Esta decisión, adoptada en el auto del 8 de octubre de 2001, era el último intento para impedir que una persona que, presuntamente, había cometido sendos delitos cuando no tenía responsabilidades políticas se aprovechara de esta condición para quedar impune. La Sala de lo Penal de la Audiencia Nacional, con gran valentía, así lo entendió al rechazar el recurso de la defensa y confirmar mi decisión en un auto, con fecha 27 de mayo de 2002, basándose en la sentencia dictada por la Corte Internacional de Justicia en el caso Yerodia unos meses antes. El auto declaraba que las inmunidades no se otorgan para beneficio personal, sino para garantizar la ejecución efectiva de las funciones de los cargos públicos en nombre de sus respectivos Estados, y enfatizaba la diferencia entre inmunidad e impunidad.

Pero cuando parecía claro que Berlusconi podría ser sometido a juicio en Italia, ya que era poco probable que se aceptara la alternativa, surgió la sorpresa, una vez más, en la cúpula de la justicia constitucional. Incomprensiblemente, el Tribunal Constitucional español hizo caso omiso a toda la doctrina favorable al enjuiciamiento que hasta ese momento se había mantenido. Tras admitir alegaciones de otros imputados que no eran afectados por el amparo deducido por la defensa de Berlusconi, y después de saber que había sido abierto el juicio oral, porque así se le informó desde el juzgado, el Constitucional cambió de posición de forma drástica y prohibió, en el auto de 13 de octubre de 2003 que admitía el recurso de amparo interpuesto por la defensa, que se remitiera la comisión rogatoria para que se juzgara a Berlusconi en Italia. De hecho, como ya la había cursado tiempo atrás, tuve que reclamarla a las autoridades italianas. La interpretación de la inmunidad a la española se expandió más allá del ámbito de aplicación de la inmunidad italiana, hasta convertirse en lisa y llana impunidad a favor de Berlusconi. Con esta decisión, se cedía la jurisdicción al poder judicial italiano. Desde luego, a partir de ese momento, se podía intuir cuál sería el sendero por el que discurriría el juicio contra todos los demás imputados en el caso. No es una queja, sino la constatación de que la justicia, en demasiadas ocasiones, no es igual para todos.

La persistencia

Tiempo después, el 6 de septiembre de 2006, alcé la suspensión del proceso por el caso Telecinco al carecer Berlusconi de privilegios procesales entonces por razón de su cargo. Aunque sus abogados alegaron que había sido propuesto como miembro de la Asamblea Parlamentaria del Consejo de Europa, en ese momento no constaba que se hubiera aceptado la recomendación.

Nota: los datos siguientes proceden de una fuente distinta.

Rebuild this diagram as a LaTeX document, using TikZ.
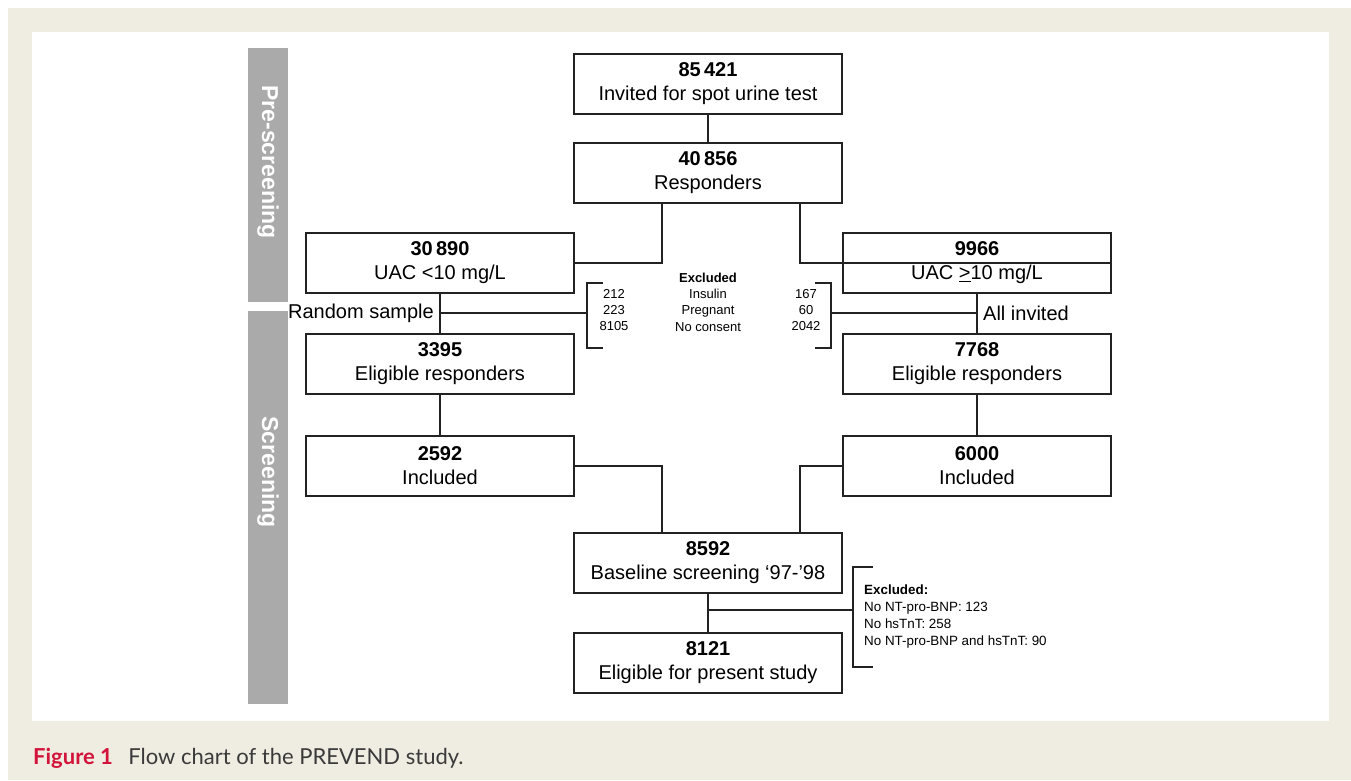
\documentclass[tikz,border=0pt]{standalone}
\usepackage{fontspec}
\setmainfont{Liberation Sans}
\newfontfamily\capfont{Lato}
\usetikzlibrary{positioning}
\definecolor{frame}{HTML}{EFECE1}
\definecolor{band}{HTML}{AAAAAA}
\definecolor{ink}{HTML}{222222}
\definecolor{capred}{HTML}{D2143A}
\definecolor{captext}{HTML}{3A3A3A}
\tikzset{
  box/.style     ={draw=ink, line width=1.6pt, minimum width=268pt, minimum height=60pt,
                   align=center, inner sep=2pt, font=\fontsize{20}{24}\selectfont},
  link/.style    ={draw=ink, line width=1.6pt},
  bandtxt/.style ={rotate=-90, text=white, font=\fontsize{23}{25}\selectfont\bfseries},
  note/.style    ={align=center, inner sep=0pt, font=\fontsize{13}{16.3}\selectfont},
  side/.style    ={inner sep=0pt, font=\fontsize{20}{24}\selectfont}
}
\begin{document}
\begin{tikzpicture}[x=1pt, y=-1pt]
  \useasboundingbox (0,0) rectangle (1351,780);
  \fill[frame] (8,8) rectangle (1351,780);
  \fill[white] (32,32) rectangle (1329,721);

  % phase bands
  \fill[band] (248,48)  rectangle (288,302);
  \fill[band] (248,311) rectangle (288,704);
  \node[bandtxt] (pre) at (268,162) {Pre-screening};
  \node[bandtxt] (scr) at (268,472) {Screening};

  % boxes
  \node[box] (inv)  at (708,84)  {\textbf{85\,421}\\Invited for spot urine test};
  \node[box] (resp) at (708,173) {\textbf{40\,856}\\Responders};
  \node[box] (uacl) at (440,263) {\textbf{30\,890}\\UAC <10 mg/L};
  \node[box] (uach) at (977,263) {\textbf{9966}\\UAC \underline{>}10 mg/L};
  \node[box] (elil) at (440,364) {\textbf{3395}\\Eligible responders};
  \node[box] (elih) at (977,364) {\textbf{7768}\\Eligible responders};
  \node[box] (incl) at (440,466) {\textbf{2592}\\Included};
  \node[box] (inch) at (977,466) {\textbf{6000}\\Included};
  \node[box] (base) at (708,563) {\textbf{8592}\\Baseline screening `97-'98};
  \node[box] (pres) at (708,663) {\textbf{8121}\\Eligible for present study};

  % exclusions at the sampling step
  \node[note] (exc) at (708,302) {\textbf{Excluded}\\Insulin\\Pregnant\\No consent};
  \node[note] (exl) at (614,310) {212\\223\\8105};
  \node[note] (exr) at (806,310) {167\\60\\2042};
  \coordinate (bl) at (587,313);
  \coordinate (br) at (831,313);
  \draw[link] (603,283) -- (587,283) -- (587,348) -- (603,348);
  \draw[link] (815,283) -- (831,283) -- (831,348) -- (815,348);

  % exclusions for the present study
  \coordinate (bb) at (853,610);
  \draw[link] (873,567) -- (853,567) -- (853,667) -- (873,667);
  \node[anchor=west, align=left, inner sep=0pt, font=\fontsize{13.4}{17}\selectfont]
    (exb) at (864,617) {\textbf{Excluded:}\\No NT-pro-BNP: 123\\No hsTnT: 258\\No NT-pro-BNP and hsTnT: 90};

  % joints
  \coordinate (jl) at (662,0);
  \coordinate (jr) at (800,0);

  \draw[link] (inv) -- (resp);
  \draw[link] (resp.south -| jl) |- (uacl.east);
  \draw[link] (resp.south -| jr) |- (uach.east);
  \draw[link] (uacl) -- (elil);
  \draw[link] (uach) -- (elih);
  \draw[link] (uacl.south |- bl) -- (bl);
  \draw[link] (br) -- (uach.south |- br);
  \node[side, anchor=east] (rs) at ([xshift=-6pt]uacl.south |- bl) {Random sample};
  \node[side, anchor=west] (ai) at ([xshift=6pt]uach.south |- br) {All invited};
  \draw[link] (elil) -- (incl);
  \draw[link] (elih) -- (inch);
  \draw[link] (incl.east) -| (base.north -| jl);
  \draw[link] (inch.west) -| (base.north -| jr);
  \draw[link] (base) -- (pres);
  \draw[link] (base.south |- bb) -- (bb);

  % caption
  \node[anchor=west, inner sep=0pt, font=\capfont\fontsize{22}{26}\selectfont] (cap) at (33,758)
    {\textcolor{capred}{\bfseries Figure 1}\hspace{0.7em}\textcolor{captext}{Flow chart of the PREVEND study.}};
\end{tikzpicture}
\end{document}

En el auto en el que se acordaba proseguir el proceso contra Berlusconi y contra el eurodiputado Dell’Utri, yo recordaba que Berlusconi ya no era primer ministro de la República de Italia, «razón por la cual el procedimiento se hallaba suspendido por la inmunidad de la que gozaba». Por tanto, desaparecida la causa que impedía continuarlo, había decidido reabrir la causa.

Al parecer, durante estos años del proceso a Berlusconi, los servicios secretos italianos espiaron, según documentos divulgados por la prensa italiana, a más de doscientos jueces europeos, entre ellos yo mismo, coincidiendo con el segundo mandato de aquel como primer ministro (2001-2006). El objetivo principal era desprestigiar a los ciudadanos espiados. Las operaciones de vigilancia se llevaban a cabo desde un piso clandestino alquilado en la capital italiana por el Sismi, el servicio de información militar.

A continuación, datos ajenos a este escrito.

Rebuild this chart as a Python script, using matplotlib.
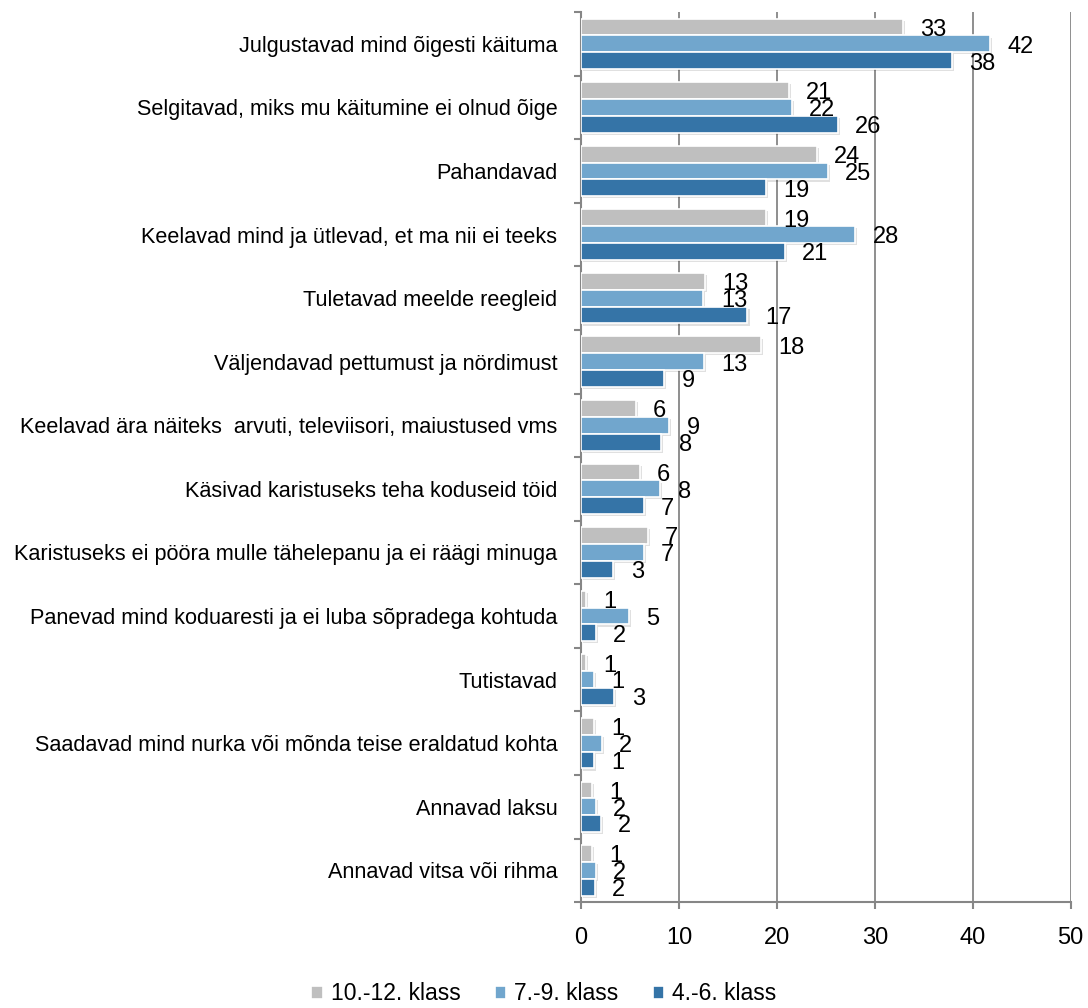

Las imputaciones contra Silvio Berlusconi quedaron en suspenso nuevamente entre 2008 y 2011 porque, por tercera vez, fue nombrado primer ministro de Italia al ganar las elecciones con Popolo della Libertà, una coalición de varios partidos, junto con la Liga Norte y el Movimiento por la Autonomía. Terminaba así el caso Telecinco en España.

Pero la Justicia italiana sí persistió y, una vez que perdió el poder político, a Berlusconi se le abrieron hasta cinco procesos en su país. Finalmente, resultó condenado el 1 de agosto de 2013 a cuatro años de prisión por fraude fiscal en el caso Mediaset. Tres meses después, en noviembre, era expulsado del Senado italiano.

peridis14.tiff

Hacia septiembre de 2006 Garzón reabrió el proceso contra el entonces exprimer ministro italiano Silvio Berlusconi por presunto fraude fiscal en relación con la gestión, a principios de la década de 1990, de la cadena Telecinco, controlada por el grupo italiano Mediaset durante sus primeros años de emisión en España. El caso se suspendió cuando Berlusconi, que ya afrontaba un juicio en Italia por otro supuesto fraude en Mediaset, ganó las elecciones. Aun así, en esta tira de Peridis publicada en El País en diciembre de 2001, el temor de Berlusconi a Garzón —que traspasaba fronteras— se veía apaciguado por el presidente Aznar, muy seguro de su fiscal general del Estado, el polémico Jesús Cardenal.